Ninety-nine — not out

Published March 27, 2014

TO get a measure of Khushwant Singh’s life (he died on March 20, 2014 at the age of 99), one needs to remember that when he was born in 1915, the First World War had just begun. If one goes back another 99 years, to 1816, Maharaja Ranjit Singh was still on the throne of Lahore. Khushwant Singh managed to telescope through his writings that 200-year gap into one seamless narrative of Punjabiat.

Throughout his life he regarded his birth village of Hadali (now part of Pakistan’s Punjab) with inordinate affection. He felt it qualified him to be a Pakistani. When we last met on March 4, a fortnight before he died, he said: “You know that I am a Pakistani by birth and at heart.” I replied: “You are a better Pakistani than most of us.” He laughed: “I have told them I want to be buried in Hadali.”

I had gone to see him, as I tried to do whenever I was in New Delhi, in his ground-floor flat in Sujan Singh Park, near Lodhi Gardens. This time, it was to present him with a copy of my latest book The Resourceful Fakirs: Three Muslim brothers at the Sikh Court of Lahore. His attendant Bahadur told me Khushwant was resting but if I was to leave my telephone number, he would call me and let me know if Khushwant could receive me.

The next day, rather than waiting for his call, I went to the flat of his daughter Mala Dayal (she lives in one opposite) and had coffee with her. Just after midday, Bahadur rang. Mala led me across the hallway into Khushwant’s flat, through the dining room into the rear verandah. Khushwant sat in a wicker chair, his legs outstretched in the sun, the rest of his body in the shade. He wore a grey track suit and had a black woollen cap on his head. I noticed some biscuit crumbs caught in his beard.

Mala reminded him who I was. He recognised me within a second. I gave him my book. “Inscribe it for me,” he said, adding after I had done so: “Now write it in Urdu.”

He demonstrated (as if I could ever forget) his mastery of Urdu and Persian by reciting a couplet of Iqbal’s. “You know that I am 99 years old.” I replied: “May my years be added to yours.” He looked up at me with the softest expression, and said: “No, but may you live as long as I have.”

I held his hand, the hand that had spent a lifetime writing books and inimitable articles, and kissed it. He brushed his cheek with mine. Both of us knew that it was a farewell. I left and stood on the gravel outside, recalling our first meeting on Aug 21, 1978.

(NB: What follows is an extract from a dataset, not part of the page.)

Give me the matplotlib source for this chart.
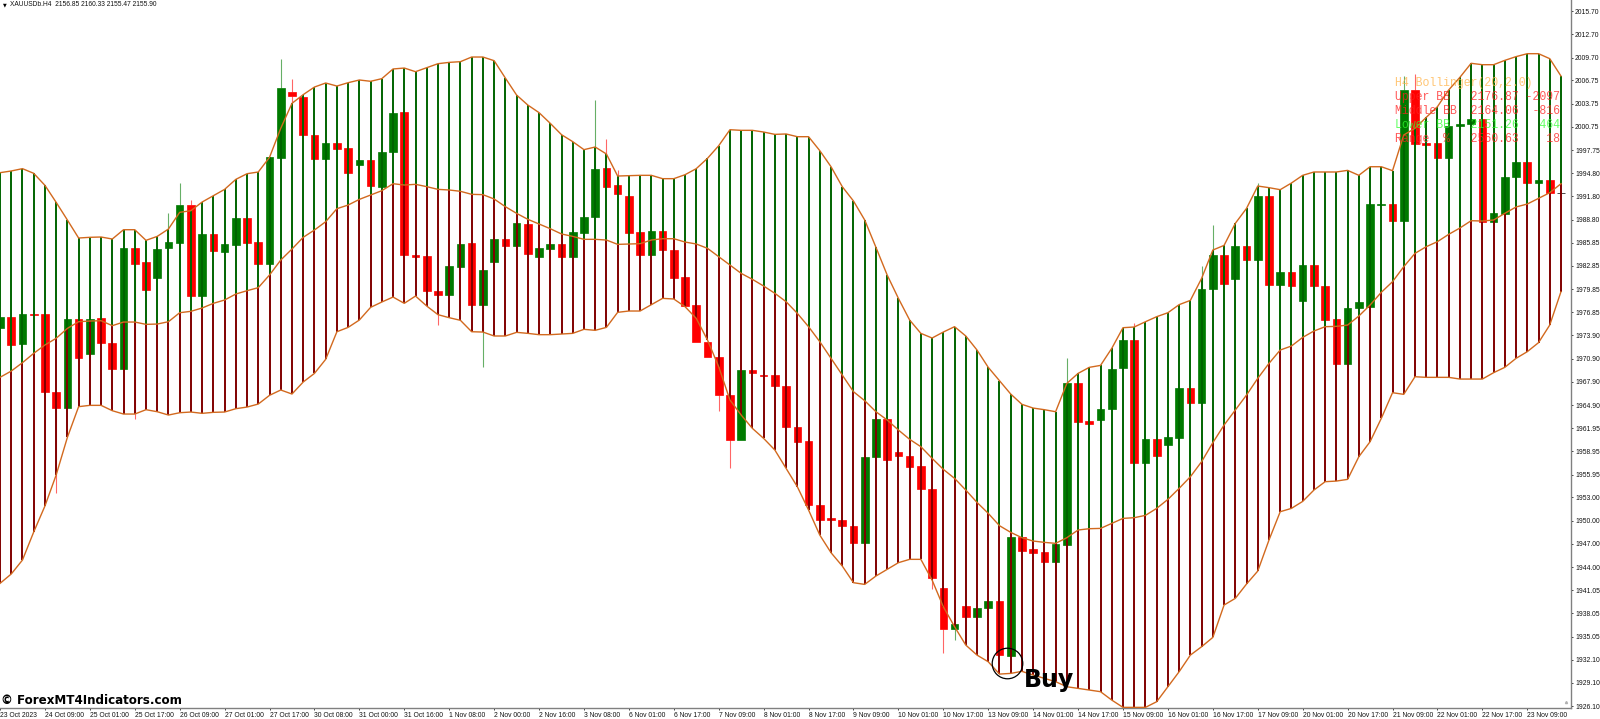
import numpy as np
import matplotlib
matplotlib.use("Agg")
import matplotlib.pyplot as plt

# Bollinger bands, one value per H4 bar
upper = [1994.86, 1995.08, 1995.38, 1994.78, 1993.23, 1991.04, 1988.76, 1986.44, 1986.53, 1986.57, 1986.31, 1987.51,
         1987.51, 1986.14, 1986.65, 1987.60, 1989.75, 1989.96, 1991.08, 1991.90, 1992.71, 1994.00, 1994.73, 1994.95,
         1996.84, 2000.58, 2003.80, 2004.92, 2005.90, 2006.42, 2006.03, 2006.46, 2006.81, 2006.64, 2006.98, 2008.23,
         2008.35, 2007.88, 2008.40, 2008.91, 2009.08, 2009.17, 2009.77, 2009.77, 2009.30, 2007.06, 2004.87, 2003.58,
         2002.60, 2001.22, 1999.76, 1998.86, 1997.83, 1998.17, 1997.27, 1994.43, 1994.47, 1994.52, 1994.52, 1994.09,
         1994.09, 1994.60, 1995.38, 1996.71, 1998.34, 2000.40, 2000.32, 2000.32, 2000.10, 1999.80, 1999.85, 1999.50,
         1999.50, 1997.70, 1995.63, 1993.06, 1991.21, 1988.76, 1985.24, 1981.67, 1978.66, 1975.87, 1974.15, 1973.55,
         1974.32, 1975.01, 1973.81, 1972.00, 1969.77, 1968.05, 1966.33, 1965.00, 1964.52, 1964.31, 1964.05, 1967.70,
         1968.99, 1969.77, 1970.02, 1972.22, 1974.88, 1974.97, 1975.65, 1976.30, 1976.81, 1977.85, 1978.40, 1981.24,
         1984.89, 1985.49, 1988.33, 1990.26, 1993.14, 1992.93, 1992.67, 1993.53, 1994.52, 1994.95, 1994.95, 1994.95,
         1995.16, 1994.52, 1995.63, 1995.63, 1995.12, 1999.72, 2000.58, 2001.99, 2003.37, 2005.52, 2007.15, 2008.96,
         2008.78, 2008.78, 2009.34, 2009.82, 2010.20, 2010.20, 2009.56, 2007.32]
middle = [1968.48, 1969.29, 1970.37, 1971.57, 1972.65, 1973.51, 1974.79, 1975.65, 1975.74, 1975.78, 1975.14, 1975.61,
          1975.61, 1975.31, 1975.35, 1975.65, 1976.81, 1976.99, 1977.42, 1978.02, 1978.45, 1979.22, 1979.65, 1980.04,
          1981.67, 1983.60, 1985.02, 1986.53, 1987.47, 1988.54, 1990.22, 1990.69, 1991.42, 1991.98, 1992.54, 1993.44,
          1993.27, 1993.36, 1993.06, 1992.71, 1992.63, 1992.46, 1992.07, 1992.03, 1991.47, 1990.48, 1989.62, 1988.85,
          1988.24, 1987.64, 1986.96, 1986.65, 1986.27, 1986.27, 1986.18, 1985.62, 1985.67, 1985.71, 1986.18, 1986.35,
          1986.35, 1985.92, 1985.67, 1985.11, 1984.03, 1982.96, 1981.88, 1981.11, 1980.25, 1979.31, 1978.23, 1976.73,
          1975.01, 1973.08, 1970.93, 1968.78, 1966.63, 1965.47, 1964.05, 1962.98, 1961.69, 1960.49, 1959.54, 1958.04,
          1956.62, 1955.46, 1953.95, 1952.36, 1950.95, 1949.36, 1948.50, 1947.81, 1947.38, 1947.21, 1947.08, 1947.81,
          1948.80, 1948.97, 1949.01, 1949.66, 1950.30, 1950.39, 1950.69, 1951.59, 1952.75, 1954.17, 1955.67, 1957.61,
          1960.06, 1962.33, 1964.27, 1966.20, 1968.35, 1970.28, 1972.00, 1972.52, 1973.63, 1974.45, 1975.01, 1975.05,
          1975.22, 1976.38, 1977.80, 1979.44, 1980.81, 1982.74, 1984.46, 1985.32, 1985.97, 1986.91, 1987.73, 1988.67,
          1988.63, 1988.76, 1989.62, 1990.44, 1990.82, 1991.55, 1992.28, 1993.44]
lower = [1941.92, 1943.13, 1944.93, 1948.54, 1951.89, 1955.89, 1960.74, 1964.70, 1964.87, 1964.87, 1964.18, 1963.75,
         1963.75, 1964.31, 1964.05, 1963.62, 1963.92, 1964.01, 1963.84, 1963.97, 1964.01, 1964.44, 1964.65, 1965.04,
         1966.16, 1966.85, 1966.33, 1967.88, 1968.99, 1970.80, 1974.36, 1974.92, 1975.87, 1977.50, 1978.19, 1978.83,
         1978.02, 1978.96, 1977.67, 1976.56, 1976.17, 1975.83, 1974.36, 1974.32, 1973.81, 1973.81, 1974.28, 1974.15,
         1973.98, 1973.98, 1974.06, 1974.15, 1974.67, 1974.54, 1974.92, 1976.86, 1977.03, 1977.03, 1977.85, 1978.66,
         1978.58, 1977.59, 1976.08, 1973.29, 1969.85, 1965.56, 1963.62, 1961.90, 1960.61, 1959.11, 1956.75, 1954.38,
         1951.38, 1948.15, 1945.88, 1944.16, 1942.01, 1941.79, 1942.87, 1943.73, 1944.59, 1945.02, 1945.02, 1942.35,
         1938.91, 1936.34, 1933.97, 1932.68, 1931.82, 1930.23, 1930.32, 1930.58, 1930.11, 1929.68, 1929.25, 1928.60,
         1928.39, 1928.17, 1927.96, 1926.88, 1925.94, 1925.94, 1925.94, 1926.67, 1928.60, 1930.54, 1932.68, 1933.76,
         1934.96, 1939.13, 1939.99, 1941.84, 1943.51, 1947.51, 1951.16, 1951.59, 1952.49, 1953.95, 1955.03, 1955.11,
         1955.33, 1958.25, 1960.18, 1963.19, 1966.50, 1966.29, 1968.56, 1968.48, 1968.48, 1968.48, 1968.26, 1968.26,
         1968.26, 1969.08, 1969.77, 1970.93, 1971.79, 1972.95, 1975.22, 1979.52]

# candle bodies
opens = [1974.79, 1976.30, 1972.82, 1976.64, 1976.60, 1966.63, 1964.57, 1976.00, 1971.44, 1976.13, 1972.95, 1969.55,
         1985.11, 1983.30, 1981.33, 1985.11, 1985.75, 1990.69, 1978.96, 1986.96, 1984.68, 1985.54, 1988.97, 1985.88,
         1983.04, 1996.79, 2005.26, 2004.66, 1999.72, 1996.62, 1998.64, 1998.00, 1995.89, 1996.49, 1993.06, 1997.53,
         2002.64, 1984.25, 1984.08, 1979.65, 1979.05, 1982.74, 1985.79, 1977.76, 1983.30, 1986.31, 1985.45, 1988.24,
         1983.95, 1985.06, 1985.71, 1983.95, 1987.13, 1989.10, 1995.46, 1993.23, 1991.85, 1987.17, 1984.29, 1987.34,
         1984.89, 1981.37, 1977.80, 1973.03, 1971.10, 1966.24, 1960.40, 1969.42, 1968.78, 1968.78, 1967.32, 1962.08,
         1960.27, 1952.02, 1950.30, 1950.13, 1949.31, 1947.12, 1958.16, 1963.06, 1958.90, 1958.34, 1957.01, 1954.04,
         1941.28, 1935.99, 1939.00, 1937.63, 1938.70, 1939.64, 1932.60, 1947.94, 1946.35, 1945.92, 1944.67, 1946.91,
         1967.79, 1962.85, 1962.93, 1964.44, 1969.64, 1973.29, 1957.44, 1960.53, 1959.76, 1960.70, 1967.06, 1965.13,
         1979.87, 1984.25, 1981.15, 1985.41, 1983.56, 1991.90, 1980.38, 1982.06, 1978.36, 1982.92, 1980.29, 1975.95,
         1970.20, 1977.42, 1977.59, 1990.74, 1990.87, 1988.67, 2005.52, 1998.64, 1998.73, 1996.71, 2000.88, 2001.14,
         2001.82, 1988.46, 1989.49, 1994.30, 1996.24, 1993.57, 1993.87, 1992.20]
closes = [1976.21, 1972.69, 1976.64, 1976.56, 1966.63, 1964.57, 1976.00, 1970.97, 1976.00, 1972.86, 1969.55, 1985.19,
          1983.13, 1979.69, 1985.06, 1985.88, 1990.69, 1978.96, 1986.96, 1984.76, 1985.62, 1988.97, 1985.84, 1983.13,
          1996.84, 2005.78, 2004.74, 1999.72, 1996.62, 1998.64, 1997.96, 1994.82, 1996.49, 1993.10, 1997.53, 2002.60,
          1984.25, 1983.95, 1979.61, 1979.05, 1982.83, 1985.67, 1977.80, 1982.27, 1986.31, 1985.45, 1988.33, 1984.42,
          1985.11, 1985.62, 1983.95, 1987.17, 1989.15, 1995.29, 1993.06, 1992.15, 1987.13, 1984.29, 1987.34, 1984.85,
          1981.33, 1977.67, 1972.99, 1971.06, 1966.20, 1960.40, 1969.42, 1969.08, 1968.69, 1967.36, 1962.03, 1960.18,
          1952.02, 1950.09, 1950.13, 1949.27, 1947.12, 1958.21, 1963.06, 1957.86, 1958.29, 1956.88, 1954.08, 1942.57,
          1935.99, 1936.68, 1937.63, 1938.74, 1939.64, 1932.73, 1947.90, 1946.13, 1945.83, 1944.67, 1947.04, 1967.79,
          1962.76, 1962.50, 1964.44, 1969.59, 1973.29, 1957.44, 1960.53, 1958.38, 1960.83, 1967.06, 1965.13, 1979.87,
          1984.25, 1980.55, 1985.41, 1983.60, 1991.90, 1980.38, 1982.06, 1980.29, 1982.92, 1980.25, 1975.87, 1970.20,
          1977.46, 1978.19, 1990.78, 1990.82, 1988.67, 2005.52, 1998.60, 1998.47, 1996.71, 2000.92, 2001.14, 2001.82,
          1988.54, 1989.62, 1994.30, 1996.28, 1993.53, 1993.92, 1992.20, 1992.20]

# only the wicks that stick out of the bands are worth keeping
high_idx = [15, 16, 17, 25, 26, 53, 54, 55, 95, 101, 107, 108, 112, 125, 126]
high_val = [1989.62, 1993.49, 1991.34, 2009.51, 2006.89, 2004.23, 1999.20, 1995.21, 1970.97, 1975.44, 1982.87, 1988.12,
            1993.49, 2007.32, 2007.58]
low_idx = [5, 12, 26, 39, 43, 64, 65, 83, 84, 85]
low_val = [1953.61, 1963.06, 2004.01, 1975.22, 1969.85, 1964.18, 1956.75, 1941.15, 1932.99, 1934.62]

y_ticks = [2015.70, 2012.70, 2009.70, 2006.75, 2003.75, 2000.75, 1997.75, 1994.80, 1991.80, 1988.80, 1985.85, 1982.85,
           1979.85, 1976.85, 1973.90, 1970.90, 1967.90, 1964.90, 1961.95, 1958.95, 1955.95, 1953.00, 1950.00, 1947.00,
           1944.00, 1941.05, 1938.05, 1935.05, 1932.10, 1929.10, 1926.10]
x_labels = ["23 Oct 2023", "24 Oct 09:00", "25 Oct 01:00", "25 Oct 17:00", "26 Oct 09:00", "27 Oct 01:00", "27 Oct 17:00",
            "30 Oct 08:00", "31 Oct 00:00", "31 Oct 16:00", "1 Nov 08:00", "2 Nov 00:00", "2 Nov 16:00", "3 Nov 08:00",
            "6 Nov 01:00", "6 Nov 17:00", "7 Nov 09:00", "8 Nov 01:00", "8 Nov 17:00", "9 Nov 09:00", "10 Nov 01:00",
            "10 Nov 17:00", "13 Nov 09:00", "14 Nov 01:00", "14 Nov 17:00", "15 Nov 09:00", "16 Nov 01:00", "16 Nov 17:00",
            "17 Nov 09:00", "20 Nov 01:00", "20 Nov 17:00", "21 Nov 09:00", "22 Nov 01:00", "22 Nov 17:00", "23 Nov 09:00"]

panel_lines = ["H4 Bollinger(20,2.0)", "Upper BB   2176.87 -2097", "Middle BB  2164.06  -816",
               "Lower BB   2151.26   464", "Range  %   2560.63    18"]
panel_colors = ["#FFB347", "#FF2020", "#FF2020", "#30FF30", "#FF2020"]

W, H = 1600, 719
BAR_PX = 11.23          # pixels per bar
PRICE_PX = 0.1289       # price per pixel
AXIS_X, AXIS_Y = 1570.7, 707.7
TOP_PRICE = 2017.12

fig = plt.figure(figsize=(W / 100, H / 100), dpi=100, facecolor="white")
ax = fig.add_axes([0, (H - AXIS_Y) / H, AXIS_X / W, AXIS_Y / H])
ax.set_xlim(0, AXIS_X / BAR_PX)
ax.set_ylim(TOP_PRICE - AXIS_Y * PRICE_PX, TOP_PRICE)

x = np.arange(len(upper))
o = np.array(opens)
c = np.array(closes)

# candles
body_col = np.where(c > o, "#007A00", "#FF0000")
body_col = np.where(c == o, "#000000", body_col)
ax.bar(x, np.abs(c - o), bottom=np.minimum(o, c), width=0.68, color=body_col,
       edgecolor=body_col, linewidth=0.5, zorder=2)
ax.vlines(high_idx, np.maximum(o, c)[high_idx], high_val, colors=body_col[high_idx], lw=0.8, alpha=0.6, zorder=2)
ax.vlines(low_idx, np.minimum(o, c)[low_idx], low_val, colors=body_col[low_idx], lw=0.8, alpha=0.6, zorder=2)

# band histogram
ax.vlines(x, middle, upper, colors="#006400", lw=1.4, zorder=3)
ax.vlines(x, lower, middle, colors="#800000", lw=1.4, zorder=3)

for band in (upper, middle, lower):
    ax.plot(x, band, color="#D2691E", lw=1.0, zorder=4)

# buy marker
ax.plot([89.64], [1931.65], marker="o", ms=22, mfc="none", mec="black", mew=0.9, zorder=5)
ax.text(91.2, 1928.56, "Buy", fontsize=17, fontweight="bold", family="DejaVu Sans", color="black",
        va="baseline", ha="left", zorder=6)
ax.plot([139.45], [1926.63], marker="^", ms=1.5, color="#B0B0B0", zorder=5)

for i, (line, col) in enumerate(zip(panel_lines, panel_colors)):
    fig.text(1395 / W, 1 - (82.7 + 14 * i) / H, line, color=col, alpha=0.75, family="Liberation Mono",
             fontsize=8.3, va="center", ha="left", zorder=7)

ax.yaxis.tick_right()
ax.set_yticks(y_ticks)
ax.set_yticklabels(["%.2f" % v for v in y_ticks])
ax.set_xticks(np.arange(len(x_labels)) * 4)
ax.set_xticklabels(x_labels, ha="left")
ax.tick_params(axis="both", length=1.6, width=0.6, color="#222222", labelsize=4.9, pad=1.5, labelcolor="#111111")
for lab in ax.get_xticklabels() + ax.get_yticklabels():
    lab.set_family("Liberation Sans")
for side in ("top", "left"):
    ax.spines[side].set_visible(False)
for side in ("right", "bottom"):
    ax.spines[side].set_color("#808080")
    ax.spines[side].set_linewidth(1.0)

fig.text(3 / W, 1 - 4.5 / H, "\u25BC", fontsize=3.5, family="DejaVu Sans", color="black", va="center")
fig.text(10 / W, 1 - 4 / H, "XAUUSDb.H4  2156.85 2160.33 2155.47 2155.90", fontsize=4.75, family="Liberation Sans",
         color="#111111", va="center")
fig.text(1 / W, 1 - 701 / H, "\u00A9 ForexMT4Indicators.com", fontsize=8.6, fontweight="bold",
         family="DejaVu Sans", color="black", va="center", zorder=7)

fig.savefig("out.png", dpi=100)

I had gone to show him my first book — Pahari Paintings and Sikh Portraits in the Lahore Museum — which had just been published, and to discuss my second Sikh Portraits by European Artists, still in the press. Khushwant Singh gave me his study on The Fall of the Kingdom of the Punjab which covered the same period. He inscribed it “with much affection”. That affection remained undiluted and undiminished throughout the ensuing 35 years of our association.

For me as a student of Sikh history, Khushwant Singh’s academic achievements stand like some Uluru/Ayers Rock in the landscape of his life. His more popular works — his articles, short stories, novels, compendia of jokes — gained him more fame, hopefully fortune, certainly notoriety, but none yielded him the stature that I believe he deserved as a serious writer.

The opening lines of arguably his most famous novel — Train to Pakistan — reveal Khushwant’s Singh’s formidable powers of description and at another level the intensity of his feeling for rural roots. This bonding revealed itself in many ways, often unexpectedly.

On one occasion, he stunned his Pakistani audience during a Manzur Qadir Memorial lecture at Lahore in 1989 by declaring that before Mohammad Ali Jinnah became the Father of Pakistan, he was the Son of India. No one but Khushwant Singh would have shown such provocative mischievousness, and no one else would have been able to calm and then conciliate his audience with the fire-extinguishing speech that followed.

After my last meeting with Khushwant Singh, Mala called to say that he wanted to write on my book in his next column. That explains why many mourners noticed the copy I had given him lying by his bedside.

He has been cremated in New Delhi. His family has agreed that some of his ashes may be brought to Pakistan, for burial as he wished in his birth village Hadali. The son of Punjab will be returned to its soil.

The writer is an author and art historian.